Yep, Donald Trump looks ready to inflict himself on the process.

He’s been playing this flirtation game for years, of course, and nobody has been more skeptical than me that he’d actually give up “The Apprentice” and expose himself to the trench warfare of politics. But he says he will make an announcement next Tuesday that will make a lot of people happy, the Raleigh News & Observer reports.

And The Donald made clear in that interview that he won’t be shy about taking shots at his rivals, “after watching Bush make a total ass---- of himself, Rubio makes an ass---- of himself.”

This is why most journalists, despite their skepticism about a Trump candidacy, are secretly hoping he runs—just to liven things up.

Having covered Trump on and off for three decades, I can tell you that he loves to engage with the press—and to dump on journalists who write or say something he dislikes. (His latest Twitter targets: Chuck Todd and Charles Krauthammer.) But then he’ll probably return your call the next time anyway.

The bombastic businessman is ramping up his rhetoric: “It’s about making America great again. I can do it, and nobody else can do it.”

What about his lack of foreign policy experience? “I’ve made a lot of money beating China and other countries,” he told the North Carolina paper. “I only have experience beating other countries. Is that good experience?”

Yes, and in case you were wondering, “I would be the greatest jobs president that God ever created.”

On a lighter note, he insisted: “It is my hair, by the way.”

One reason Trump will be a factor, if he runs, is that he’ll almost certainly be in the Fox debate, and the top CNN debate after that. National polls reward name recognition, and Trump is around 5 percent, putting him about eighth but still in the top 10. That means when not singing his own praises, he can use his stage time to attack the other candidates.

In a Bloomberg poll in April, 26 percent said they “might consider” voting for Trump, but 62 percent said they would “never consider” voting for him.

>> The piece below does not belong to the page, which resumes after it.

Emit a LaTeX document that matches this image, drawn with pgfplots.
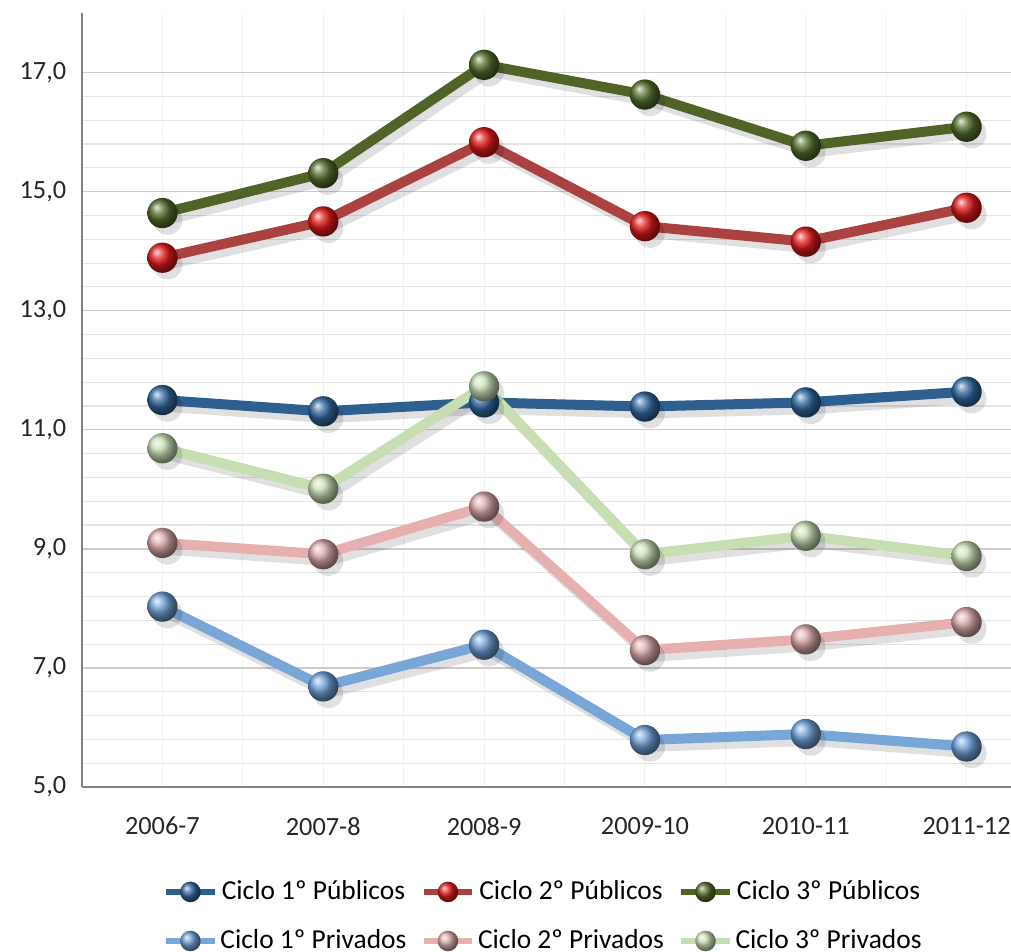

In Iowa, a Des Moines Register/Bloomberg poll said 58 percent could never consider supporting Trump.

There is, to put it mildly, a huge gap between the way Trump sees himself and how the electorate views him, at least for now.

And keep in mind that Trump’s business record would come under scrutiny if he’s an official candidate, such as the bankruptcy of his casino company.

So the man who wrote “The Art of the Deal” is going to have a hard time closing the deal. That is, if he runs. But he could become, well, one of the loudest voices in the Republican field.